That said, it sounds like you've added some intelligent wrinkles to the idea that would make it worth a few bucks to anyone who didn't want to go through all the tedium of building his or her own.
The problem with having two omnis in a scene is not just crosstalk, of course, it's that the second omni must have a completely different set of light names or it will simply take the first omni's place as the scene's Lights; and if the second omni DOES have a completely different set of light names, the first omni will be blacked out when the second is introduced and every black bulb will have to have its luminosity turned back up, one by one.
If your ERC thing gets around that drawback, you're really adding value to the idea, and that's the way to get paid for it.
Good luck!
Bill
I tried it with two and it seemed to work fine, actually. I sort of built a null loader into it by doing a multi-figure character with the first as a null. (Anyone done that before for null loaders?) As far as blacking things out, that's only for LT2 files as far as I know.
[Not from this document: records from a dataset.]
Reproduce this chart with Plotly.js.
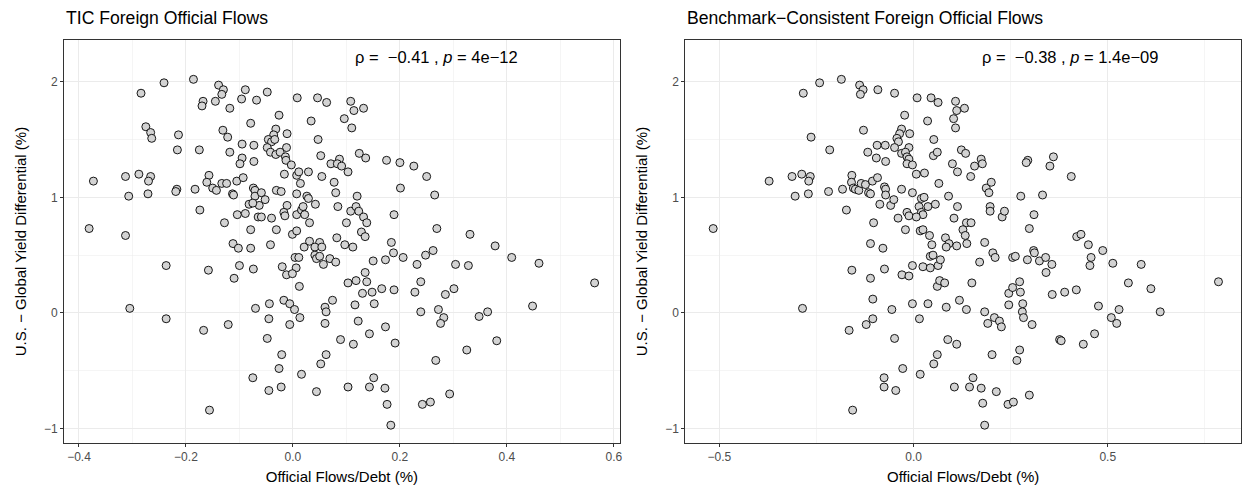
<!DOCTYPE html>
<html>
<head>
<meta charset="utf-8">
<script src="https://cdn.plot.ly/plotly-3.0.1.min.js"></script>
<style>html,body{margin:0;padding:0;background:#fff;}#chart{width:1243px;height:491px;}</style>
</head>
<body>
<div id="chart"></div>
<script>
// Left panel: TIC Foreign Official Flows
const ticX = [-0.241,-0.186,-0.284,-0.139,-0.130,-0.133,-0.089,-0.096,-0.068,-0.168,-0.170,-0.145,-0.118,-0.079,-0.275,-0.266,-0.264,-0.214,-0.216,-0.175,-0.131,-0.122,-0.095,-0.073,-0.118,-0.095,-0.099,-0.073,-0.373,-0.313,-0.288,-0.266,-0.270,-0.307,-0.271,-0.217,-0.219,-0.183,-0.157,-0.161,-0.150,-0.143,-0.133,-0.124,-0.105,-0.093,-0.113,-0.111,-0.074,-0.071,-0.071,-0.082,-0.174,-0.104,-0.089,-0.128,-0.079,-0.381,-0.313,-0.112,-0.102,-0.079,-0.065,
-0.237,-0.158,-0.100,-0.074,-0.110,-0.305,-0.237,-0.167,-0.121,-0.070,-0.075,-0.156,
-0.048,0.008,0.046,0.063,0.108,0.114,0.132,-0.026,0.034,0.096,0.110,-0.032,-0.011,-0.036,-0.046,-0.040,-0.034,-0.048,-0.012,-0.042,-0.032,-0.024,-0.014,-0.013,0.047,0.052,0.071,0.087,0.083,0.091,0.103,0.124,0.136,0.175,0.200,0.226,0.250,0.265,0.201,-0.003,-0.016,0.007,0.011,0.029,0.014,0.054,0.077,0.080,0.120,0.007,-0.059,-0.031,-0.022,-0.052,-0.063,-0.075,-0.011,-0.017,-0.015,-0.059,-0.040,0.007,0.016,0.019,0.026,0.029,0.022,0.031,0.042,0.084,0.108,0.118,0.123,0.132,0.138,0.100,0.189,0.269,-0.031,-0.001,0.007,0.128,0.135,-0.042,0.021,0.031,0.050,0.082,0.097,0.184,
0.331,0.378,
0.041,0.054,0.112,0.188,0.173,0.206,0.232,0.248,0.262,0.004,0.011,0.006,-0.020,-0.012,-0.001,0.012,0.041,0.044,0.050,0.057,0.069,0.080,0.150,0.135,0.138,0.103,0.118,0.130,0.148,0.166,0.189,0.152,0.116,0.074,0.060,0.062,0.060,0.122,0.143,0.173,0.191,0.089,0.113,0.228,0.239,0.285,0.239,0.272,0.282,0.276,0.267,0.293,0.242,0.257,-0.017,-0.006,0.003,0.013,-0.044,-0.045,-0.006,-0.048,-0.021,-0.026,0.016,-0.045,-0.022,0.062,0.052,0.044,0.103,0.143,0.151,0.172,0.176,0.183,
0.409,0.460,0.304,0.328,0.564,0.301,0.448,0.364,0.348,0.381,0.325];
const ticY = [1.99,2.02,1.90,1.97,1.93,1.89,1.93,1.85,1.84,1.83,1.79,1.83,1.77,1.64,1.61,1.56,1.51,1.54,1.41,1.41,1.58,1.52,1.46,1.45,1.39,1.34,1.29,1.31,1.14,1.18,1.20,1.18,1.14,1.01,1.03,1.07,1.05,1.07,1.19,1.13,1.08,1.06,1.12,1.12,1.14,1.17,1.03,1.02,1.08,1.06,1.01,0.94,0.89,0.85,0.86,0.78,0.72,0.73,0.67,0.60,0.56,0.56,0.83,
0.41,0.37,0.41,0.38,0.30,0.04,-0.05,-0.15,-0.10,0.04,-0.56,-0.84,
1.91,1.86,1.86,1.82,1.83,1.75,1.77,1.71,1.66,1.68,1.60,1.59,1.55,1.54,1.50,1.48,1.50,1.43,1.43,1.39,1.37,1.39,1.35,1.32,1.50,1.36,1.29,1.33,1.29,1.27,1.22,1.38,1.34,1.32,1.30,1.27,1.18,1.02,1.08,1.28,1.20,1.19,1.22,1.22,1.12,1.18,1.13,1.04,1.01,1.03,1.04,1.06,1.05,0.98,0.93,0.95,0.93,0.87,0.84,0.83,0.82,0.85,0.89,0.92,1.01,0.99,0.85,0.78,0.94,0.92,0.88,0.92,0.88,0.83,0.78,0.78,0.85,0.73,0.72,0.68,0.71,0.70,0.66,0.59,0.57,0.62,0.61,0.65,0.59,0.61,
0.68,0.58,
0.57,0.57,0.57,0.52,0.46,0.48,0.42,0.50,0.54,0.48,0.48,0.39,0.40,0.33,0.34,0.23,0.50,0.47,0.49,0.42,0.47,0.44,0.45,0.35,0.27,0.26,0.28,0.17,0.18,0.21,0.20,0.08,0.07,0.11,0.05,0.01,-0.09,-0.07,-0.18,-0.12,-0.26,-0.23,-0.27,0.18,0.27,0.16,0.01,0.03,-0.04,-0.09,-0.41,-0.70,-0.79,-0.77,0.11,0.08,0.03,-0.04,0.08,-0.05,-0.10,-0.22,-0.36,-0.48,-0.53,-0.67,-0.64,-0.36,-0.44,-0.68,-0.64,-0.64,-0.56,-0.65,-0.79,-0.97,
0.48,0.43,0.42,0.41,0.26,0.21,0.06,0.01,-0.03,-0.24,-0.32];

// Right panel: Benchmark-Consistent Foreign Official Flows
const bcX = [-0.242,-0.186,-0.284,-0.139,-0.130,-0.137,-0.092,-0.129,-0.264,-0.216,-0.094,-0.118,-0.096,-0.372,-0.313,-0.288,-0.266,-0.270,-0.305,-0.271,-0.219,-0.183,-0.159,-0.160,-0.155,-0.150,-0.141,-0.135,-0.124,-0.106,-0.093,-0.116,-0.111,-0.173,-0.087,-0.103,-0.111,-0.516,
-0.159,-0.111,-0.105,-0.105,-0.122,-0.166,-0.286,-0.157,
-0.049,0.009,0.045,0.063,0.108,0.111,0.131,-0.023,0.036,0.103,0.108,-0.031,-0.010,-0.036,-0.043,-0.039,-0.049,-0.073,-0.012,-0.031,-0.021,-0.017,-0.012,-0.072,-0.017,-0.003,0.007,0.028,0.052,0.051,0.061,0.123,0.134,0.100,0.113,0.147,0.157,0.174,0.177,0.294,0.290,0.360,0.351,0.065,-0.075,-0.072,-0.072,-0.031,-0.003,-0.059,-0.051,0.020,0.027,0.014,0.037,0.056,0.090,0.113,0.020,0.024,-0.017,-0.012,0.007,-0.040,-0.021,0.017,0.024,0.041,0.104,0.197,0.197,0.228,0.234,0.187,0.194,0.200,0.276,0.332,0.310,0.298,0.136,0.148,0.127,0.133,0.082,0.091,0.111,0.137,0.183,0.047,-0.079,0.309,
0.406,0.420,0.431,0.450,0.487,
-0.075,-0.056,-0.003,0.015,0.037,-0.049,-0.028,-0.076,-0.076,-0.046,0.017,-0.030,-0.012,-0.003,0.024,0.043,0.043,0.050,0.063,0.069,0.084,0.061,0.067,0.080,0.084,0.118,0.136,0.150,0.170,0.204,0.210,0.088,0.111,0.061,0.052,0.183,0.191,0.208,0.221,0.226,0.202,0.105,0.144,0.153,0.174,0.178,0.183,0.213,0.243,0.257,0.298,0.266,0.273,0.255,0.262,0.293,0.311,0.324,0.340,0.341,0.356,0.357,0.245,0.255,0.273,0.275,0.245,0.281,0.280,0.283,0.305,0.376,
0.457,0.454,0.513,0.586,0.553,0.611,0.785,0.389,0.419,0.476,0.529,0.509,0.523,0.635,0.380,0.437,0.466];
const bcY = [1.99,2.02,1.90,1.97,1.93,1.89,1.93,1.58,1.52,1.41,1.45,1.39,1.34,1.14,1.18,1.20,1.18,1.14,1.01,1.03,1.05,1.07,1.19,1.13,1.08,1.07,1.06,1.12,1.11,1.14,1.17,1.04,1.03,0.89,0.94,0.78,0.60,0.73,
0.37,0.30,0.12,-0.05,-0.10,-0.15,0.04,-0.84,
1.90,1.86,1.86,1.82,1.83,1.75,1.77,1.71,1.66,1.68,1.60,1.59,1.55,1.55,1.51,1.48,1.43,1.45,1.43,1.38,1.39,1.35,1.33,1.31,1.29,1.28,1.20,1.21,1.50,1.36,1.39,1.41,1.38,1.29,1.22,1.18,1.27,1.33,1.29,1.32,1.30,1.35,1.27,1.12,1.09,1.07,1.02,1.07,1.04,0.93,0.98,0.99,1.00,0.92,0.92,0.94,1.01,0.92,0.87,0.85,0.87,0.84,0.83,0.82,0.72,0.71,0.72,0.67,0.82,0.92,0.88,0.83,0.88,1.08,1.04,1.13,1.01,1.02,0.85,0.73,0.78,0.78,0.72,0.67,0.65,0.60,0.58,0.60,0.61,0.59,0.56,0.54,
1.18,0.66,0.68,0.59,0.54,
0.38,0.03,0.08,-0.05,0.08,-0.22,-0.48,-0.56,-0.64,-0.67,-0.53,0.33,0.32,0.41,0.40,0.39,0.49,0.50,0.41,0.46,0.57,0.23,0.28,0.26,0.05,0.11,0.03,0.26,0.44,0.52,0.48,-0.23,-0.27,-0.36,-0.44,0.01,-0.09,-0.04,-0.07,-0.12,-0.36,-0.64,-0.64,-0.56,-0.65,-0.78,-0.97,-0.68,-0.79,-0.77,-0.71,-0.41,-0.32,0.48,0.49,0.46,0.52,0.45,0.48,0.35,0.42,0.16,0.17,0.22,0.27,0.18,0.07,0.08,0.01,-0.04,-0.10,-0.23,
0.48,0.41,0.43,0.42,0.26,0.21,0.27,0.18,0.20,0.06,0.03,-0.04,-0.09,0.01,-0.24,-0.27,-0.18];

const leftTicks = [-0.4,-0.2,0.0,0.2,0.4,0.6];
const rightTicks = [-0.5,0.0,0.5];
const yTicks = [-1,0,1,2];
const titles = ['TIC Foreign Official Flows','Benchmark\u2212Consistent Foreign Official Flows'];
const statLabels = ['\u03c1 = \u00a0\u22120.41 , <i>p</i> = 4e\u221212','\u03c1 = \u00a0\u22120.38 , <i>p</i> = 1.4e\u221209'];
const xTitle = 'Official Flows/Debt (%)';
const yTitle = 'U.S. \u2212 Global Yield Differential (%)';

const FONT = 'Liberation Sans, Arial, Helvetica, sans-serif';
const marker = {size: 8, color: '#D3D3D3', line: {color: '#000000', width: 0.9}};

const traces = [
  {type: 'scatter', mode: 'markers', x: ticX, y: ticY, xaxis: 'x', yaxis: 'y', marker: marker, hoverinfo: 'x+y'},
  {type: 'scatter', mode: 'markers', x: bcX, y: bcY, xaxis: 'x2', yaxis: 'y2', marker: marker, hoverinfo: 'x+y'}
];

function xax(domain, range, ticks, minorStep) {
  return {
    domain: domain, range: range, tickvals: ticks, tickformat: '.1f',
    ticks: 'outside', ticklen: 3, tickwidth: 1, tickcolor: '#333333',
    showline: true, mirror: true, linecolor: '#333333', linewidth: 1,
    showgrid: true, gridcolor: '#EBEBEB', gridwidth: 1, zeroline: false,
    minor: {dtick: minorStep, tick0: 0, showgrid: true, gridcolor: '#EBEBEB', gridwidth: 0.5, ticks: ''},
    tickfont: {family: FONT, size: 12, color: '#4D4D4D'},
    title: {text: xTitle, font: {family: FONT, size: 15, color: '#000000'}, standoff: 8},
    fixedrange: true
  };
}
function yax(anchor) {
  return {
    anchor: anchor, domain: [0, 1], range: [-1.124, 2.36], tickvals: yTicks,
    ticks: 'outside', ticklen: 3, tickwidth: 1, tickcolor: '#333333',
    showline: true, mirror: true, linecolor: '#333333', linewidth: 1,
    showgrid: true, gridcolor: '#EBEBEB', gridwidth: 1, zeroline: false,
    minor: {dtick: 0.5, tick0: 0, showgrid: true, gridcolor: '#EBEBEB', gridwidth: 0.5, ticks: ''},
    tickfont: {family: FONT, size: 12, color: '#4D4D4D'},
    title: {text: yTitle, font: {family: FONT, size: 15, color: '#000000'}, standoff: 13},
    fixedrange: true
  };
}

const d1 = 556/1177.5;
const d2 = (685.5-64)/1177.5;

const layout = {
  width: 1243, height: 491,
  margin: {l: 64, r: 2, t: 40, b: 48},
  paper_bgcolor: '#FFFFFF', plot_bgcolor: '#FFFFFF',
  showlegend: false,
  font: {family: FONT, color: '#000000'},
  xaxis: xax([0, d1], [-0.428, 0.611], leftTicks, 0.1),
  yaxis: yax('x'),
  xaxis2: xax([d2, 1], [-0.588, 0.843], rightTicks, 0.25),
  yaxis2: yax('x2'),
  annotations: [
    {text: titles[0], xref: 'paper', yref: 'paper', x: 0, y: 1.055, xanchor: 'left', yanchor: 'middle', showarrow: false, font: {family: FONT, size: 17.6, color: '#000000'}},
    {text: titles[1], xref: 'paper', yref: 'paper', x: d2, y: 1.055, xanchor: 'left', yanchor: 'middle', showarrow: false, font: {family: FONT, size: 17.6, color: '#000000'}},
    {text: statLabels[0], xref: 'x', yref: 'y', x: 0.269, y: 2.21, xanchor: 'center', yanchor: 'middle', showarrow: false, font: {family: FONT, size: 16.5, color: '#000000'}},
    {text: statLabels[1], xref: 'x2', yref: 'y2', x: 0.4026, y: 2.21, xanchor: 'center', yanchor: 'middle', showarrow: false, font: {family: FONT, size: 16.5, color: '#000000'}}
  ]
};

Plotly.newPlot('chart', traces, layout, {displayModeBar: false, staticPlot: true});
</script>
</body>
</html>
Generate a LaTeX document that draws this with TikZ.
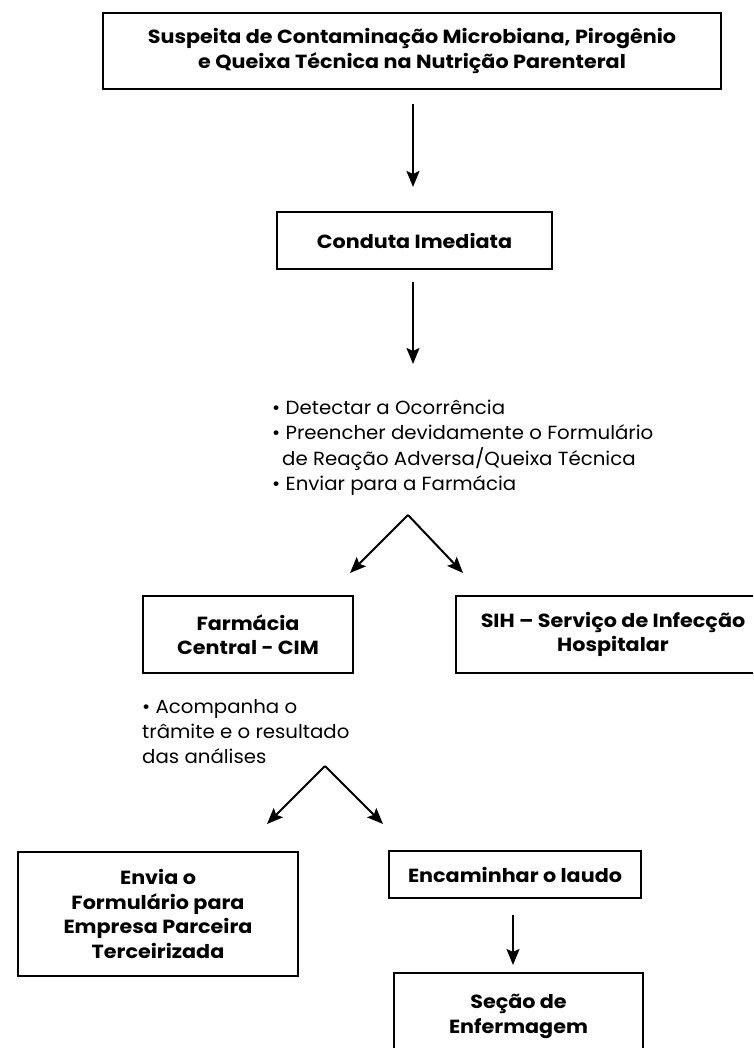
\documentclass[tikz,border=0pt]{standalone}
\usepackage{fontspec}
\setmainfont{Poppins}[FakeStretch=1.04, BoldFeatures={FakeStretch=1.09}]
\usetikzlibrary{arrows.meta}
\tikzset{
  box/.style={draw, line width=2.8pt, align=center, inner sep=0pt,
    font=\bfseries\fontsize{19}{24.5}\selectfont},
  lst/.style={align=left, inner sep=0pt, anchor=north west,
    font=\fontsize{19}{25.3}\selectfont},
  arr/.style={-{Stealth[length=16pt,width=13pt,inset=3pt]}, line width=2pt},
}
\begin{document}
\begin{tikzpicture}[x=1pt,y=-1pt]
\useasboundingbox (0,0) rectangle (753,1048);
\clip (0,0) rectangle (753,1048);
\fill[white] (0,0) rectangle (753,1048);

\node[box, minimum width=618, minimum height=76] (title) at (412,51)
  {Suspeita de Contaminação Microbiana, Pirogênio\\e Queixa Técnica na Nutrição Parenteral};
\coordinate (a1s) at (413,104);
\coordinate (a1e) at (413,187);
\draw[arr] (a1s) -- (a1e);

\node[box, minimum width=275, minimum height=57] (cond) at (414.5,240.5) {Conduta Imediata};
\coordinate (a2s) at (413,282);
\coordinate (a2e) at (413,364);
\draw[arr] (a2s) -- (a2e);

\node[lst] (list1) at (272,400)
  {• Detectar a Ocorrência\\• Preencher devidamente o Formulário\\\hspace*{10pt}de Reação Adversa/Queixa Técnica\\• Enviar para a Farmácia};

\coordinate (ap1) at (408,515);
\coordinate (t1l) at (350,573);
\coordinate (t1r) at (463,573);
\draw[arr] (ap1) -- (t1l);
\draw[arr] (ap1) -- (t1r);

\node[box, minimum width=210, minimum height=77] (farm) at (248,634.5) {Farmácia\\Central - CIM};
\node[box, minimum width=314, minimum height=77] (sih) at (613,634.5) {SIH – Serviço de Infecção\\Hospitalar};

\node[lst] (list2) at (142,699) {• Acompanha o\\trâmite e o resultado\\das análises};

\coordinate (ap2) at (325,766);
\coordinate (t2l) at (267,824);
\coordinate (t2r) at (383,824);
\draw[arr] (ap2) -- (t2l);
\draw[arr] (ap2) -- (t2r);

\node[box, minimum width=280, minimum height=124] (envia) at (158,914)
  {Envia o\\Formulário para\\Empresa Parceira\\Terceirizada};
\node[box, minimum width=252, minimum height=47] (enc) at (515,874.5) {Encaminhar o laudo};
\coordinate (a3s) at (513,915);
\coordinate (a3e) at (513,965);
\draw[arr] (a3s) -- (a3e);
\node[box, minimum width=249, minimum height=87] (secao) at (518.5,1016.5) {Seção de\\Enfermagem};
\end{tikzpicture}
\end{document}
It doesn't happen with it as a character, since the lights are part of a figure group, and thus have unique :# identifiers on load.
The other thing is that I could add a bit to the license agreement to allow people to use it in their commercial products, provided 1) the price of the product is more than the price of the base omni and 2) the product can use the omni set in it but cannot be the product (thus someone could sell a lamp with an omni light included, but could not simply re-sell the omni light alone). I saw the 18-light one (mine cuts it down by 4 lights and gets rid of the 'hotspots') and it had a license agreement restricting it from being used in any commercial products, which is why I went ahead and built my own -- plus I worked past the drawbacks (ERC, got rid of the big circle of spotlights appearing, no hotspots, etc).
Aaah, it's a character, not just LT2 lights that parent to a control globe . . . I should have realized that's how you can have ERC . . .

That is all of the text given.